On January 25, 2018, the FASB issued ASU 2018-01, “Leases: Land Easement Practical Expedient for Transition to ASU 2016-02" ("ASU 2018-01"). ASU 2018-01 permits reporting companies to elect to forego reassessments of land easements that exist or expire before the entity’s adoption of ASU 2016-02 and that were not previously accounted for as leases. We plan to adopt ASU 2018-01 at the same time we adopt ASU 2016-02.
On July 30, 2018, the FASB issued ASU 2018-11, "Leases: Targeted Improvements". ("ASU 2018-11") provides entities with an additional (and optional) transition method to adopt the new leases standard. Under this new transition method, an entity initially applies the new leases standard at the adoption date and recognizes a cumulative-effect adjustment to the opening balance of retained earnings in the period of adoption. We have not yet determined whether we will use the newly permitted adoption method.

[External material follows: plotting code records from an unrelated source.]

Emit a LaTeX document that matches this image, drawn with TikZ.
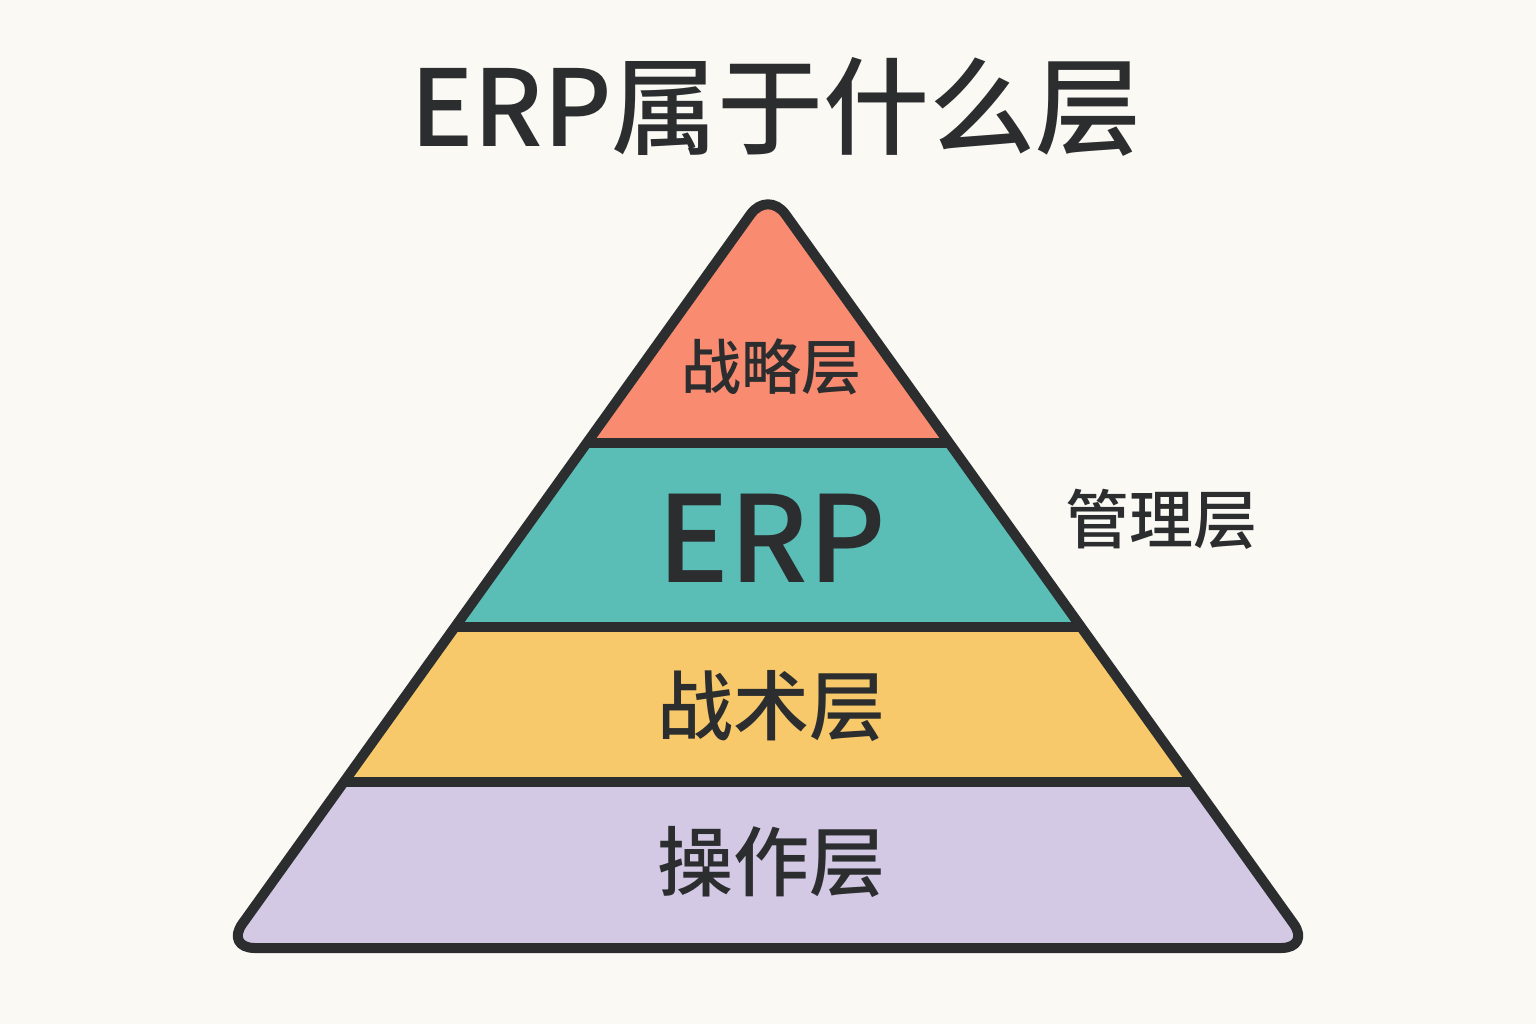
\documentclass[tikz,border=0pt]{standalone}
\usepackage{fontspec}
\newfontfamily\cjk{Noto Sans CJK SC Medium}
\definecolor{bg}{HTML}{FAF9F4}
\definecolor{ink}{HTML}{2B2D2F}
\definecolor{cTop}{HTML}{F98B70}
\definecolor{cErp}{HTML}{5BBEB6}
\definecolor{cTac}{HTML}{F8C96B}
\definecolor{cOps}{HTML}{D3C9E5}
\tikzset{
  lbl/.style={text=ink, inner sep=0pt, anchor=center},
  edge/.style={draw=ink, line width=5pt},
}
\begin{document}
\begin{tikzpicture}[x=0.5pt,y=-0.5pt]
\fill[bg] (0,0) rectangle (1536,1024);
\useasboundingbox (0,0) rectangle (1536,1024);
\coordinate (A) at (768,190);
\coordinate (L) at (225,948);
\coordinate (R) at (1311,948);
\begin{scope}
  \clip[rounded corners=15pt] (A) -- (L) -- (R) -- cycle;
  \fill[cTop] (150,150) rectangle (1400,443);
  \fill[cErp] (150,443) rectangle (1400,627);
  \fill[cTac] (150,627) rectangle (1400,782);
  \fill[cOps] (150,782) rectangle (1400,960);
  \draw[edge] (150,443) -- (1400,443);
  \draw[edge] (150,627) -- (1400,627);
  \draw[edge] (150,782) -- (1400,782);
\end{scope}
\draw[edge, rounded corners=15pt, line join=round] (A) -- (L) -- (R) -- cycle;
\node[lbl, font=\cjk\fontsize{53}{60}\selectfont] (title) at (776,107) {ERP属于什么层};
\node[lbl, font=\cjk\fontsize{30}{34}\selectfont] (strat) at (771,367) {战略层};
\node[lbl, font=\cjk\fontsize{60}{70}\selectfont] (erp) at (772,538) {ERP};
\node[lbl, font=\cjk\fontsize{38}{44}\selectfont] (tac) at (771,706) {战术层};
\node[lbl, font=\cjk\fontsize{38}{44}\selectfont] (ops) at (771,862) {操作层};
\node[lbl, font=\cjk\fontsize{32}{38}\selectfont] (mgmt) at (1161,519) {管理层};
\end{tikzpicture}
\end{document}
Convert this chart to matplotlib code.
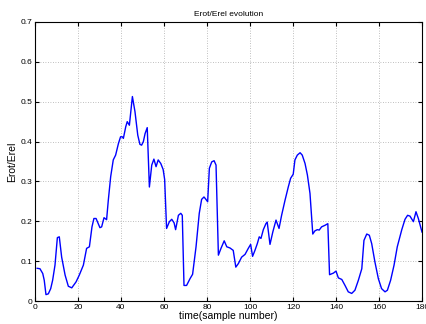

We are in the process of implementing a new lease administration and accounting system. We plan to adopt ASU 2016-02 and ASU 2018-01 effective January 1, 2019. The adoption of ASU 2016-02 will result in our recognition of right of use assets and lease liabilities that we have not previously recorded. Although we believe it is premature as of the date of this report to provide any estimate of the impact of adopting ASU 2016-02, we do expect that it will have a material impact on our consolidated financial statements.